Another consideration has been reactions I’ve heard first hand: my spouse's friend’s colleague had a stroke, a mom from my kids’ school warned me she had had body pain and fatigue for months after her 2nd shot, my friend who is a doctor of audiology treats a patient per week with sudden onset loud tinnitus/hearing loss, my infectious disease doctor has had some of her patients who were in full remission have flare ups of all their symptoms, and my Aunt has had arthritis type pain down her arm to her hand on her injected arm.

The fact is, what I keep coming up against, when it would make life much easier to just go get the jab given the social and practical discrimination that is occurring, is that we just won’t know for a while (most vaccines are tested for at least 2-5 years) what the effects will be long-term, which is why the doctor I spoke with on Tuesday and many others will say in response to the specific questions I have about these risks, ‘We believe the benefits outweigh the risks’. I hope those that profess their safety are right and these vaccines will be helpful for everyone and for my family eventually, but I’m choosing to wait until we know more. 

 Also, given the recent data, I think we need to bring in more tools and solutions than the current vaccines:

·         Many vaccinated people are getting and passing the virus, and contrary to random media blurbs, this variant was never caused by unvaccinated people…viruses mutate and scientists and doctors have been expecting and warning of this since the beginning

·         The CDC states that the viral load in vaccinated persons is just as much as in unvaccinated persons

Some exciting news I’ve read recently… 

·        An Intranasal COVID-19 Vaccine is coming down the pipeline from a partnership between a UK research lab and Texas Biomedical. Due to the application, nasal spray vaccines in general have much fewer side effects, especially systemic side effects, than intramuscular injectable vaccines. It was found to decrease both disease severity and transmission and is heading to human clinical trials. 

·         There are also an increasing number of early treatment protocols (some already available) that greatly reduce the chance of both hospitalization and death including a promising new drug out of Israel that so far has had no significant side effects and is heading into Phase II trials. 

·         And in the UK, AstraZeneca’s Antibody Drug which was Found to Prevent Symptomatic Covid-19 by 77% in trials.  

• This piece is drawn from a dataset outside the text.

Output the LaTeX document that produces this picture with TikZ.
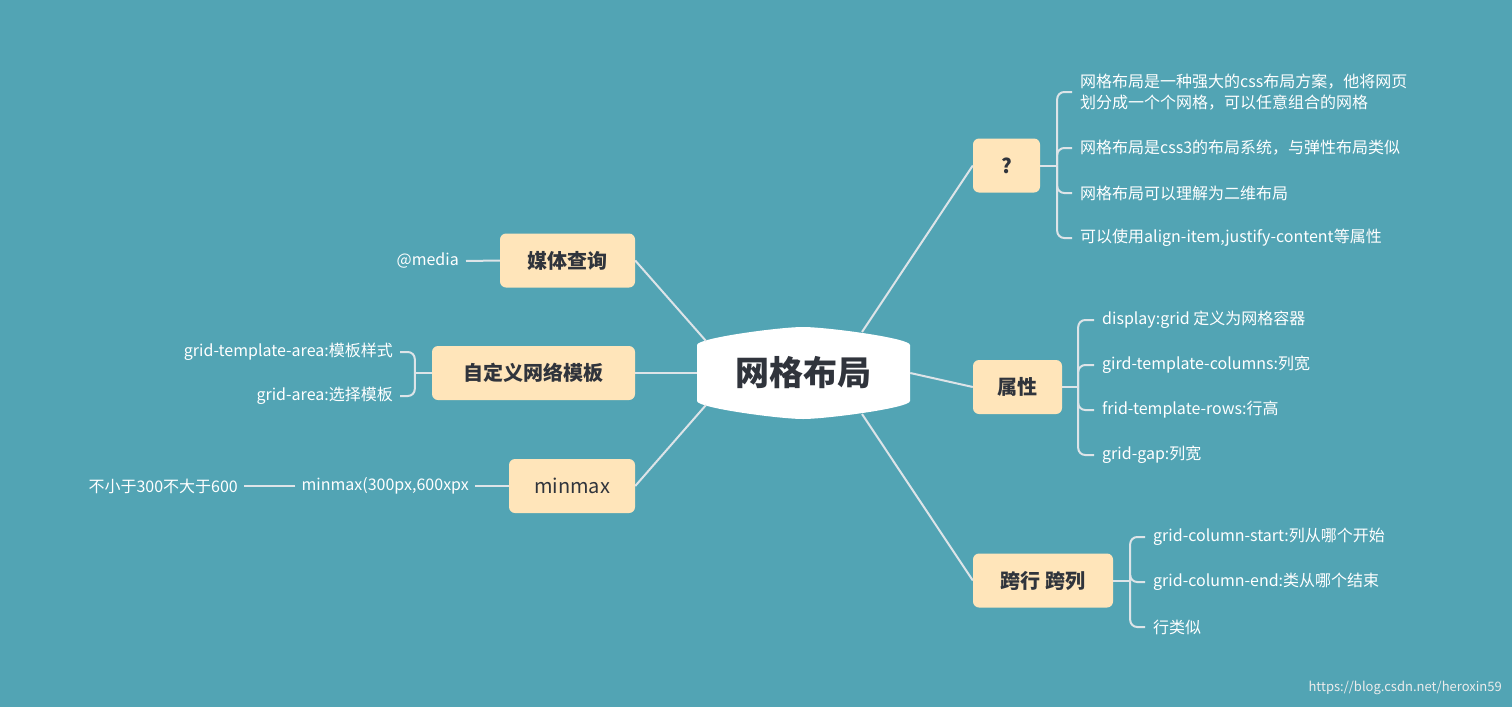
\documentclass[tikz,border=0pt]{standalone}
\usepackage{fontspec}
\setmainfont{Noto Sans CJK SC}
\definecolor{bg}{HTML}{52A4B4}
\definecolor{boxc}{HTML}{FFE5BA}
\definecolor{ln}{HTML}{DDE4E8}
\definecolor{dk}{HTML}{30343C}
\begin{document}
\begin{tikzpicture}[x=1pt,y=-1pt,
 topic/.style={fill=boxc,rounded corners=6pt,text=dk,font=\fontsize{20}{22}\selectfont\bfseries,inner sep=0,minimum height=54pt},
 leafr/.style={anchor=west,text=white,font=\fontsize{16}{21}\selectfont,inner xsep=8pt,inner ysep=0,align=left},
 leafl/.style={anchor=east,text=white,font=\fontsize{16}{21}\selectfont,inner xsep=7pt,inner ysep=0},
 con/.style={draw=ln,line width=2pt},
 brk/.style={draw=ln,line width=2pt,rounded corners=7pt}]
\fill[bg] (0,0) rectangle (1512,707);
\useasboundingbox (0,0) rectangle (1512,707);
% central
\fill[white] (697,345) .. controls (697,338) and (780,327) .. (803,327) .. controls (826,327) and (910,338) .. (910,345)
 -- (910,401) .. controls (910,408) and (826,419) .. (803,419) .. controls (780,419) and (697,408) .. (697,401) -- cycle;
\node[text=dk,font=\fontsize{34}{36}\selectfont\bfseries,minimum width=213pt,minimum height=70pt,inner sep=0] (c) at (803.5,373) {网格布局};
% topics
\node[topic,minimum width=67pt] (q) at (1006.5,165.5) {?};
\node[topic,minimum width=89pt] (p) at (1017.5,387) {属性};
\node[topic,minimum width=140pt] (k) at (1043,580.5) {跨行 跨列};
\node[topic,minimum width=135pt] (m) at (567.5,260.5) {媒体查询};
\node[topic,minimum width=203pt] (z) at (533.5,373) {自定义网络模板};
\node[topic,minimum width=126pt,font=\fontsize{20}{22}\selectfont] (x) at (572,486) {minmax};
\coordinate (c1) at (862,332); \coordinate (c2) at (862,414);
\coordinate (c3) at (706,341); \coordinate (c4) at (706,405);
\draw[con] (c1) -- (q.west);
\draw[con] (c.east) -- (p.west);
\draw[con] (c2) -- (k.west);
\draw[con] (c3) -- (m.east);
\draw[con] (c.west) -- (z.east);
\draw[con] (c4) -- (x.east);
% ? leaves
\node[leafr] (q1) at (1072,92) {网格布局是一种强大的css布局方案，他将网页\\划分成一个个网格，可以任意组合的网格};
\node[leafr] (q2) at (1072,148) {网格布局是css3的布局系统，与弹性布局类似};
\node[leafr] (q3) at (1072,193) {网格布局可以理解为二维布局};
\node[leafr] (q4) at (1072,238) {可以使用align-item,justify-content等属性};
\draw[con] (q.east) -- ++(17,0) coordinate (qj);
\foreach \l in {q1,q2,q3,q4} \draw[brk] (qj) |- (\l.west);
% 属性 leaves
\node[leafr] (p1) at (1094,320) {display:grid 定义为网格容器};
\node[leafr] (p2) at (1094,365) {gird-template-columns:列宽};
\node[leafr] (p3) at (1094,410) {frid-template-rows:行高};
\node[leafr] (p4) at (1094,455) {grid-gap:列宽};
\draw[con] (p.east) -- ++(16,0) coordinate (pj);
\foreach \l in {p1,p2,p3,p4} \draw[brk] (pj) |- (\l.west);
% 跨行 leaves
\node[leafr] (k1) at (1145,537) {grid-column-start:列从哪个开始};
\node[leafr] (k2) at (1145,582) {grid-column-end:类从哪个结束};
\node[leafr] (k3) at (1145,627) {行类似};
\draw[con] (k.east) -- ++(17,0) coordinate (kj);
\foreach \l in {k1,k2,k3} \draw[brk] (kj) |- (\l.west);
% left
\node[leafl] (m1) at (466,261) {@media};
\draw[con] (m.west) -- (m1.east);
\node[leafl] (z1) at (400,352) {grid-template-area:模板样式};
\node[leafl] (z2) at (400,396) {grid-area:选择模板};
\draw[con] (z.west) -- ++(-17,0) coordinate (zj);
\foreach \l in {z1,z2} \draw[brk] (zj) |- (\l.east);
\node[leafl,inner xsep=6pt] (x1) at (475,486) {minmax(300px,600xpx};
\draw[con] (x.west) -- (x1.east);
\node[leafl,inner xsep=6pt] (x2) at (244,486) {不小于300不大于600};
\draw[con] (x1.west) -- (x2.east);
\node[anchor=east,text=white!85!gray,font=\fontsize{13}{14}\selectfont,inner sep=0] (w) at (1502,688) {https://blog.csdn.net/heroxin59};
\end{tikzpicture}
\end{document}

I think that it takes courage to get the vaccine and am grateful for those people that are willing to do so, even without long-term safety data. It will advance the science and eventually give more credibility, or not, to the safety claims, so that is a gift to humanity and a very worthwhile medical experiment... but do I think any sentient being should be pressured to get an injection before long-term safety data is available or criticized if they choose not to?…No, I don’t. Meanwhile, I hope with all my heart that people can be more considerate, understanding and respectful to all people and uphold and honor the basic human right of body sovereignty”.